• WHAT YOU SHOULD DO:
Repeat every line of the listing below exactly, minus the pictures.

• DATA SHOWN:
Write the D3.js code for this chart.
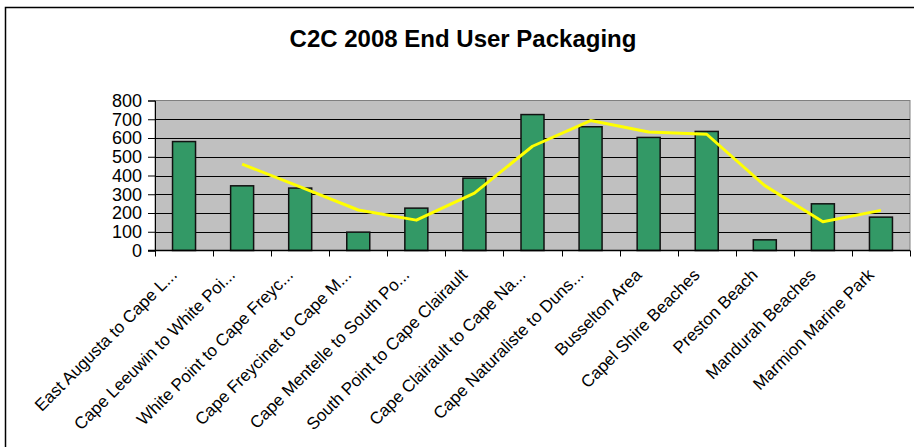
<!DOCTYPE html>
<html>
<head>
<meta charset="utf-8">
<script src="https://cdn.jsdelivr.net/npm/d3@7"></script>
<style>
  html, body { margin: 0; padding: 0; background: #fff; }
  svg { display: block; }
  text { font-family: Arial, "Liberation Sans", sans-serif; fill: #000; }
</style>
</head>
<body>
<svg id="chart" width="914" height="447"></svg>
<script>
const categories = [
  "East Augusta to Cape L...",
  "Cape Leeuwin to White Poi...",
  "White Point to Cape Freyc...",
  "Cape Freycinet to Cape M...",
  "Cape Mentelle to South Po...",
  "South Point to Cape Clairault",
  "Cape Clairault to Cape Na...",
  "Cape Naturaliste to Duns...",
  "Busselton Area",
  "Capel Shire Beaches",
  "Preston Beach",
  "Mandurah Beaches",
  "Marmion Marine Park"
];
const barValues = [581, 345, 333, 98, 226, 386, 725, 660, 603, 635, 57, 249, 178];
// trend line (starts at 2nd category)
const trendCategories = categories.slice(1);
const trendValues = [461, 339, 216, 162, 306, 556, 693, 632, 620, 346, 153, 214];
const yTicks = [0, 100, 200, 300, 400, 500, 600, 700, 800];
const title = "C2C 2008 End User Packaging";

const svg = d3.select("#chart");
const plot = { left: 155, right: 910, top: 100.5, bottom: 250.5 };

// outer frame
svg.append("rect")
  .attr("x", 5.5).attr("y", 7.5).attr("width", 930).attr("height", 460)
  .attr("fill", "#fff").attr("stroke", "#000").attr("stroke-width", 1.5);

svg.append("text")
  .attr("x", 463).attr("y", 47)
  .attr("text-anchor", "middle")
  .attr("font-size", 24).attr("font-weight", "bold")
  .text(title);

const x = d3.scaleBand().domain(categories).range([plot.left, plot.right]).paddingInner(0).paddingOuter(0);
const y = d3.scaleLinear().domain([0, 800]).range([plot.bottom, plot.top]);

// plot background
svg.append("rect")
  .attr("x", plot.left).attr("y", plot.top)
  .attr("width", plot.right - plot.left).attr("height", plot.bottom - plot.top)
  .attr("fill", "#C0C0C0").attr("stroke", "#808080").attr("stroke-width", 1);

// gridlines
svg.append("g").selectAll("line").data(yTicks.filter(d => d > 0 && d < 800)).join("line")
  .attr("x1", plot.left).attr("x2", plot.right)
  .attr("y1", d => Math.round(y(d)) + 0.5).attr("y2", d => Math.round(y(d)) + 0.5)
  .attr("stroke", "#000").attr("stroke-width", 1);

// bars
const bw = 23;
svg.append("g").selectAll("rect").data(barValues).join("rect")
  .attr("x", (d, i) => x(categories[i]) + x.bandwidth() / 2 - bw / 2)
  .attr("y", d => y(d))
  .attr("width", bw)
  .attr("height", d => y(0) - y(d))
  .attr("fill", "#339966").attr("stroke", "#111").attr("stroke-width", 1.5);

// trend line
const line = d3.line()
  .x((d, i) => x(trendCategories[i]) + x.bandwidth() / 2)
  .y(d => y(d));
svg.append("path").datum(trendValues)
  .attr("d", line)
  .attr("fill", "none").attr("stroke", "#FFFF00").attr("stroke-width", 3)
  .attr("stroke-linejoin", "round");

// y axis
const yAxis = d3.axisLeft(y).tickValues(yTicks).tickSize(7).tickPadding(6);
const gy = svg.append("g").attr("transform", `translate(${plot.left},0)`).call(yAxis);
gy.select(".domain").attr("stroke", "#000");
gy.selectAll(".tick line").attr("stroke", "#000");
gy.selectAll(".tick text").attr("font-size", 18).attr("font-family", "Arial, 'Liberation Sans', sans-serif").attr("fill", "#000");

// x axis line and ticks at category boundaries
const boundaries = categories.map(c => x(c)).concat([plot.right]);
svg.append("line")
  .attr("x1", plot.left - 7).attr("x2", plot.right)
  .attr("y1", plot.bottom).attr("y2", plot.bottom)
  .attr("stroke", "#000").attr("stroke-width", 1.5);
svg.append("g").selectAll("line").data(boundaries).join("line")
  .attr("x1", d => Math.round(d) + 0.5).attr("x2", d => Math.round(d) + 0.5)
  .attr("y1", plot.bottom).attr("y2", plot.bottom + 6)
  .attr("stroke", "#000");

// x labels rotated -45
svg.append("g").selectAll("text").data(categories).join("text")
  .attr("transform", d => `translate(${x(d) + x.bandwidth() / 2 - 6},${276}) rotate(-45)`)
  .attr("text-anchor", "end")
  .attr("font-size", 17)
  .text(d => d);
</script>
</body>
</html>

• FINAL ANSWER:
Write the D3.js code for this chart.
<!DOCTYPE html>
<html>
<head>
<meta charset="utf-8">
<script src="https://cdn.jsdelivr.net/npm/d3@7"></script>
<style>
  html, body { margin: 0; padding: 0; background: #fff; }
  svg { display: block; }
  text { font-family: Arial, "Liberation Sans", sans-serif; fill: #000; }
</style>
</head>
<body>
<svg id="chart" width="914" height="447"></svg>
<script>
const categories = [
  "East Augusta to Cape L...",
  "Cape Leeuwin to White Poi...",
  "White Point to Cape Freyc...",
  "Cape Freycinet to Cape M...",
  "Cape Mentelle to South Po...",
  "South Point to Cape Clairault",
  "Cape Clairault to Cape Na...",
  "Cape Naturaliste to Duns...",
  "Busselton Area",
  "Capel Shire Beaches",
  "Preston Beach",
  "Mandurah Beaches",
  "Marmion Marine Park"
];
const barValues = [581, 345, 333, 98, 226, 386, 725, 660, 603, 635, 57, 249, 178];
// trend line (starts at 2nd category)
const trendCategories = categories.slice(1);
const trendValues = [461, 339, 216, 162, 306, 556, 693, 632, 620, 346, 153, 214];
const yTicks = [0, 100, 200, 300, 400, 500, 600, 700, 800];
const title = "C2C 2008 End User Packaging";

const svg = d3.select("#chart");
const plot = { left: 155, right: 910, top: 100.5, bottom: 250.5 };

// outer frame
svg.append("rect")
  .attr("x", 5.5).attr("y", 7.5).attr("width", 930).attr("height", 460)
  .attr("fill", "#fff").attr("stroke", "#000").attr("stroke-width", 1.5);

svg.append("text")
  .attr("x", 463).attr("y", 47)
  .attr("text-anchor", "middle")
  .attr("font-size", 24).attr("font-weight", "bold")
  .text(title);

const x = d3.scaleBand().domain(categories).range([plot.left, plot.right]).paddingInner(0).paddingOuter(0);
const y = d3.scaleLinear().domain([0, 800]).range([plot.bottom, plot.top]);

// plot background
svg.append("rect")
  .attr("x", plot.left).attr("y", plot.top)
  .attr("width", plot.right - plot.left).attr("height", plot.bottom - plot.top)
  .attr("fill", "#C0C0C0").attr("stroke", "#808080").attr("stroke-width", 1);

// gridlines
svg.append("g").selectAll("line").data(yTicks.filter(d => d > 0 && d < 800)).join("line")
  .attr("x1", plot.left).attr("x2", plot.right)
  .attr("y1", d => Math.round(y(d)) + 0.5).attr("y2", d => Math.round(y(d)) + 0.5)
  .attr("stroke", "#000").attr("stroke-width", 1);

// bars
const bw = 23;
svg.append("g").selectAll("rect").data(barValues).join("rect")
  .attr("x", (d, i) => x(categories[i]) + x.bandwidth() / 2 - bw / 2)
  .attr("y", d => y(d))
  .attr("width", bw)
  .attr("height", d => y(0) - y(d))
  .attr("fill", "#339966").attr("stroke", "#111").attr("stroke-width", 1.5);

// trend line
const line = d3.line()
  .x((d, i) => x(trendCategories[i]) + x.bandwidth() / 2)
  .y(d => y(d));
svg.append("path").datum(trendValues)
  .attr("d", line)
  .attr("fill", "none").attr("stroke", "#FFFF00").attr("stroke-width", 3)
  .attr("stroke-linejoin", "round");

// y axis
const yAxis = d3.axisLeft(y).tickValues(yTicks).tickSize(7).tickPadding(6);
const gy = svg.append("g").attr("transform", `translate(${plot.left},0)`).call(yAxis);
gy.select(".domain").attr("stroke", "#000");
gy.selectAll(".tick line").attr("stroke", "#000");
gy.selectAll(".tick text").attr("font-size", 18).attr("font-family", "Arial, 'Liberation Sans', sans-serif").attr("fill", "#000");

// x axis line and ticks at category boundaries
const boundaries = categories.map(c => x(c)).concat([plot.right]);
svg.append("line")
  .attr("x1", plot.left - 7).attr("x2", plot.right)
  .attr("y1", plot.bottom).attr("y2", plot.bottom)
  .attr("stroke", "#000").attr("stroke-width", 1.5);
svg.append("g").selectAll("line").data(boundaries).join("line")
  .attr("x1", d => Math.round(d) + 0.5).attr("x2", d => Math.round(d) + 0.5)
  .attr("y1", plot.bottom).attr("y2", plot.bottom + 6)
  .attr("stroke", "#000");

// x labels rotated -45
svg.append("g").selectAll("text").data(categories).join("text")
  .attr("transform", d => `translate(${x(d) + x.bandwidth() / 2 - 6},${276}) rotate(-45)`)
  .attr("text-anchor", "end")
  .attr("font-size", 17)
  .text(d => d);
</script>
</body>
</html>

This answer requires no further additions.